* begin Provided data *

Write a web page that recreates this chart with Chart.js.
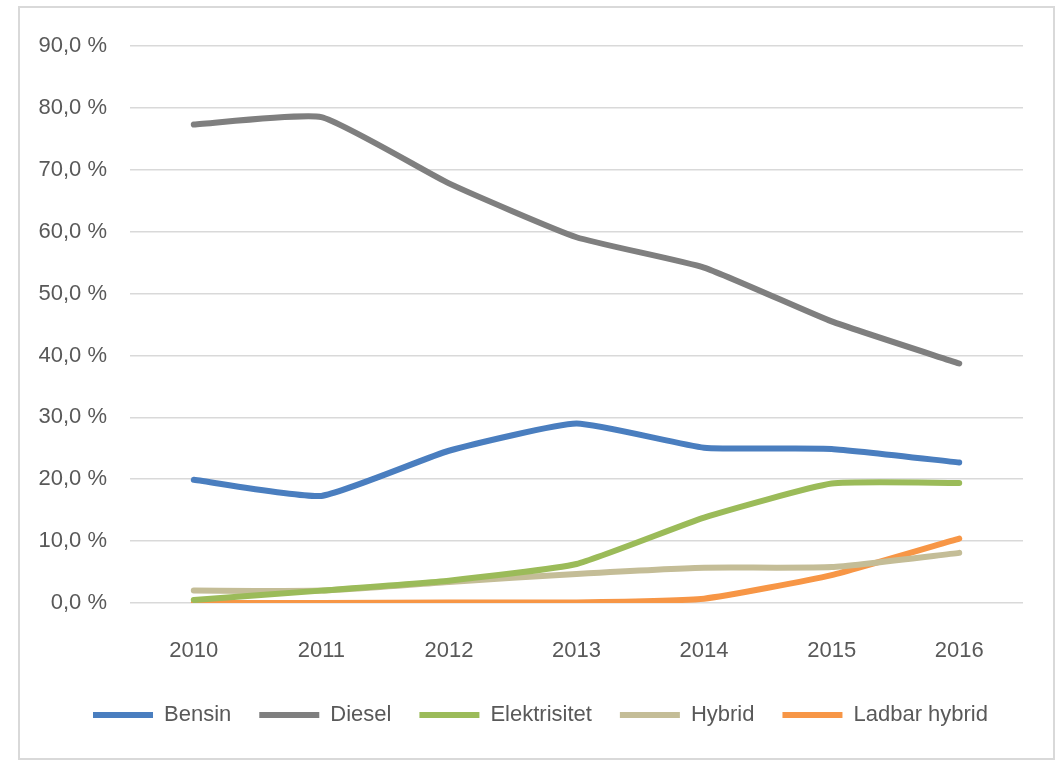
<!DOCTYPE html>
<html>
<head>
<meta charset="utf-8">
<script src="https://cdn.jsdelivr.net/npm/chart.js@4"></script>
<style>
  html, body { margin: 0; padding: 0; background: #fff; }
  #ramme {
    position: absolute; left: 18px; top: 6px;
    width: 1033px; height: 750px;
    border: 2px solid #d9d9d9;
    background: #fff;
  }
  canvas { display: block; }
</style>
</head>
<body>
<div id="ramme"><canvas id="grafikk" width="1033" height="750"></canvas></div>
<script>
const aar = ['2010', '2011', '2012', '2013', '2014', '2015', '2016'];
const bensin = [19.9, 17.3, 24.6, 29.0, 25.1, 24.9, 22.7];
const diesel = [77.3, 78.5, 67.8, 59.1, 54.2, 45.5, 38.7];
const elektrisitet = [0.5, 2.0, 3.6, 6.3, 13.8, 19.3, 19.4];
const hybrid = [2.0, 2.0, 3.4, 4.7, 5.7, 5.8, 8.1];
const ladbarHybrid = [0.0, 0.0, 0.1, 0.1, 0.7, 4.5, 10.4];

const serier = [
    { label: 'Bensin', data: bensin, farge: '#4a7ebf' },
    { label: 'Diesel', data: diesel, farge: '#7f7f7f' },
    { label: 'Elektrisitet', data: elektrisitet, farge: '#9bbb59' },
    { label: 'Hybrid', data: hybrid, farge: '#c4bd97' },
    { label: 'Ladbar hybrid', data: ladbarHybrid, farge: '#f79646' }
];

const skrift = { family: '"Liberation Sans", Arial, sans-serif', size: 22 };

// flytter forklaringen litt mot høyre, slik som i originalen
const flyttForklaring = {
    id: 'flyttForklaring',
    afterLayout(chart) {
        if (chart.legend) {
            chart.legend.left += 38;
        }
    }
};

new Chart(document.getElementById('grafikk').getContext('2d'), {
    type: 'line',
    data: {
        labels: aar,
        datasets: serier.map(s => ({
            label: s.label,
            data: s.data,
            borderColor: s.farge,
            backgroundColor: s.farge,
            borderWidth: 6,
            borderCapStyle: 'round',
            borderJoinStyle: 'round',
            pointRadius: 0,
            pointHoverRadius: 0,
            pointStyle: 'line',
            tension: 0.15,
            fill: false
        }))
    },
    plugins: [flyttForklaring],
    options: {
        responsive: false,
        animation: false,
        layout: { padding: { left: 0, right: 30, top: 38, bottom: 22 } },
        scales: {
            x: {
                offset: true,
                grid: { display: false, offset: true },
                border: { display: false },
                ticks: { color: '#595959', font: skrift, padding: 27 },
                afterFit: scale => { scale.height = 73; }
            },
            y: {
                min: 0,
                max: 90,
                grid: { color: '#d9d9d9', lineWidth: 1.5, drawTicks: false },
                border: { display: false },
                ticks: {
                    stepSize: 10,
                    color: '#595959',
                    font: skrift,
                    padding: 23,
                    callback: v => v.toFixed(1).replace('.', ',') + ' %'
                },
                afterFit: scale => { scale.width = 110; }
            }
        },
        plugins: {
            legend: {
                position: 'bottom',
                labels: {
                    usePointStyle: true,
                    pointStyleWidth: 60,
                    boxHeight: 22,
                    padding: 28,
                    color: '#595959',
                    font: skrift
                }
            },
            tooltip: { enabled: false }
        }
    }
});
</script>
</body>
</html>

* end Provided data *

-- Task requirements --
From the material above, reproduce everything verbatim except the pictures.

-- Solution for this exercise --
Write a web page that recreates this chart with Chart.js.
<!DOCTYPE html>
<html>
<head>
<meta charset="utf-8">
<script src="https://cdn.jsdelivr.net/npm/chart.js@4"></script>
<style>
  html, body { margin: 0; padding: 0; background: #fff; }
  #ramme {
    position: absolute; left: 18px; top: 6px;
    width: 1033px; height: 750px;
    border: 2px solid #d9d9d9;
    background: #fff;
  }
  canvas { display: block; }
</style>
</head>
<body>
<div id="ramme"><canvas id="grafikk" width="1033" height="750"></canvas></div>
<script>
const aar = ['2010', '2011', '2012', '2013', '2014', '2015', '2016'];
const bensin = [19.9, 17.3, 24.6, 29.0, 25.1, 24.9, 22.7];
const diesel = [77.3, 78.5, 67.8, 59.1, 54.2, 45.5, 38.7];
const elektrisitet = [0.5, 2.0, 3.6, 6.3, 13.8, 19.3, 19.4];
const hybrid = [2.0, 2.0, 3.4, 4.7, 5.7, 5.8, 8.1];
const ladbarHybrid = [0.0, 0.0, 0.1, 0.1, 0.7, 4.5, 10.4];

const serier = [
    { label: 'Bensin', data: bensin, farge: '#4a7ebf' },
    { label: 'Diesel', data: diesel, farge: '#7f7f7f' },
    { label: 'Elektrisitet', data: elektrisitet, farge: '#9bbb59' },
    { label: 'Hybrid', data: hybrid, farge: '#c4bd97' },
    { label: 'Ladbar hybrid', data: ladbarHybrid, farge: '#f79646' }
];

const skrift = { family: '"Liberation Sans", Arial, sans-serif', size: 22 };

// flytter forklaringen litt mot høyre, slik som i originalen
const flyttForklaring = {
    id: 'flyttForklaring',
    afterLayout(chart) {
        if (chart.legend) {
            chart.legend.left += 38;
        }
    }
};

new Chart(document.getElementById('grafikk').getContext('2d'), {
    type: 'line',
    data: {
        labels: aar,
        datasets: serier.map(s => ({
            label: s.label,
            data: s.data,
            borderColor: s.farge,
            backgroundColor: s.farge,
            borderWidth: 6,
            borderCapStyle: 'round',
            borderJoinStyle: 'round',
            pointRadius: 0,
            pointHoverRadius: 0,
            pointStyle: 'line',
            tension: 0.15,
            fill: false
        }))
    },
    plugins: [flyttForklaring],
    options: {
        responsive: false,
        animation: false,
        layout: { padding: { left: 0, right: 30, top: 38, bottom: 22 } },
        scales: {
            x: {
                offset: true,
                grid: { display: false, offset: true },
                border: { display: false },
                ticks: { color: '#595959', font: skrift, padding: 27 },
                afterFit: scale => { scale.height = 73; }
            },
            y: {
                min: 0,
                max: 90,
                grid: { color: '#d9d9d9', lineWidth: 1.5, drawTicks: false },
                border: { display: false },
                ticks: {
                    stepSize: 10,
                    color: '#595959',
                    font: skrift,
                    padding: 23,
                    callback: v => v.toFixed(1).replace('.', ',') + ' %'
                },
                afterFit: scale => { scale.width = 110; }
            }
        },
        plugins: {
            legend: {
                position: 'bottom',
                labels: {
                    usePointStyle: true,
                    pointStyleWidth: 60,
                    boxHeight: 22,
                    padding: 28,
                    color: '#595959',
                    font: skrift
                }
            },
            tooltip: { enabled: false }
        }
    }
});
</script>
</body>
</html>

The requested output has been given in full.